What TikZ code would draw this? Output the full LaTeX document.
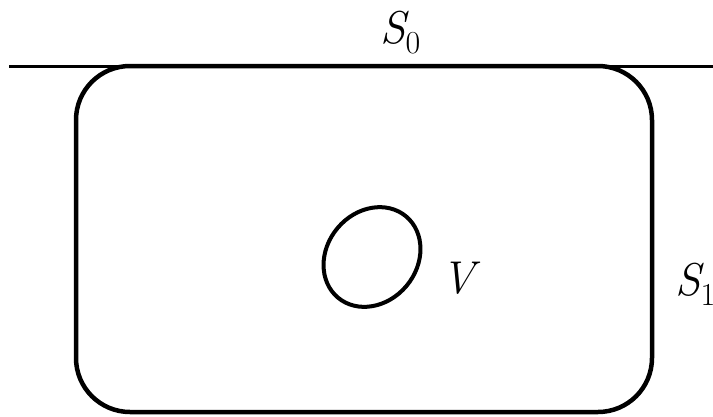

---

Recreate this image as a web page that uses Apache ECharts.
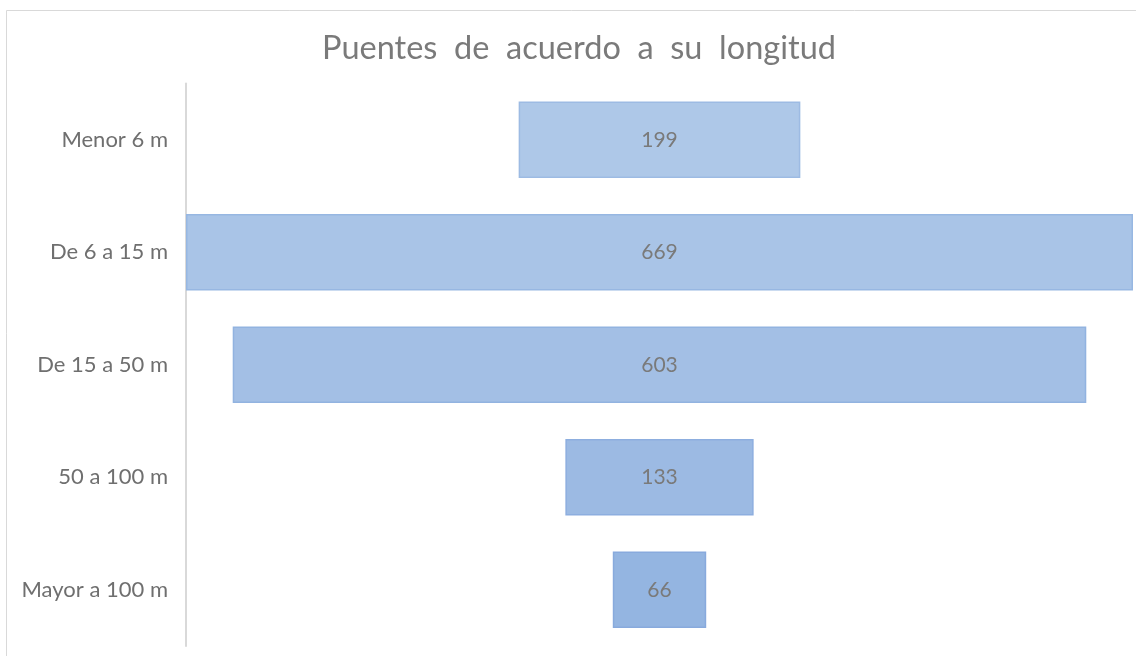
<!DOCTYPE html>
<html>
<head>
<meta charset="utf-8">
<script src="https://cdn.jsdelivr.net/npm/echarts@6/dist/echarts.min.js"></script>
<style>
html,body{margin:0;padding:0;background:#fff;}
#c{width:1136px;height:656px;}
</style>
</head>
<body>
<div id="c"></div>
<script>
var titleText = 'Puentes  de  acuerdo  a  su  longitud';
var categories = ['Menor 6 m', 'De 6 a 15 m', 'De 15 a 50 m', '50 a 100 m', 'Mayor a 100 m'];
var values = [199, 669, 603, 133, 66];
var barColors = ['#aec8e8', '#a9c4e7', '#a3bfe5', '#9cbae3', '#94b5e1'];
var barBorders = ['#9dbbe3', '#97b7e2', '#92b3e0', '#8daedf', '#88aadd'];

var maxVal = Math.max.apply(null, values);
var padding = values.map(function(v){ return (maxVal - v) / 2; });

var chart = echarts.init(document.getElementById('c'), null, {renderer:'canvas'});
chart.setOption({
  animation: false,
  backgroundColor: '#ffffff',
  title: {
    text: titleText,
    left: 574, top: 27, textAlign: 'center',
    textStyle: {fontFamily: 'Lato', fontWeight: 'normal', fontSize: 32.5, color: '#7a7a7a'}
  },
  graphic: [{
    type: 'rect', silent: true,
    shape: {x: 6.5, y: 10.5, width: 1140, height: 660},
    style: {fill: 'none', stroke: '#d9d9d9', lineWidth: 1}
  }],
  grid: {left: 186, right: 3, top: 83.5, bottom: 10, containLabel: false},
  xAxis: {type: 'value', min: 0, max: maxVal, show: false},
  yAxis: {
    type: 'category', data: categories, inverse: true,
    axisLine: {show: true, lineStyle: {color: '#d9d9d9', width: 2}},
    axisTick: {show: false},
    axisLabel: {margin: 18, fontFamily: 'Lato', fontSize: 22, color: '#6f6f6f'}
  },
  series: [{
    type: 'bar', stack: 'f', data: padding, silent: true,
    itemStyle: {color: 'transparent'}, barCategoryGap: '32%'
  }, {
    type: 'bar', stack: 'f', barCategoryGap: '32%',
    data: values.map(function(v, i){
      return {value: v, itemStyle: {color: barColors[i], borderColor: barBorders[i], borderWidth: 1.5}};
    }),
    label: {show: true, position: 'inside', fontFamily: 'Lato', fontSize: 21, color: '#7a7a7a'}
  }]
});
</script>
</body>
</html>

_Requirements_
Go through the records and copy each line with "document" in it.

_Complete output_
What TikZ code would draw this? Output the full LaTeX document.
var chart = echarts.init(document.getElementById('c'), null, {renderer:'canvas'});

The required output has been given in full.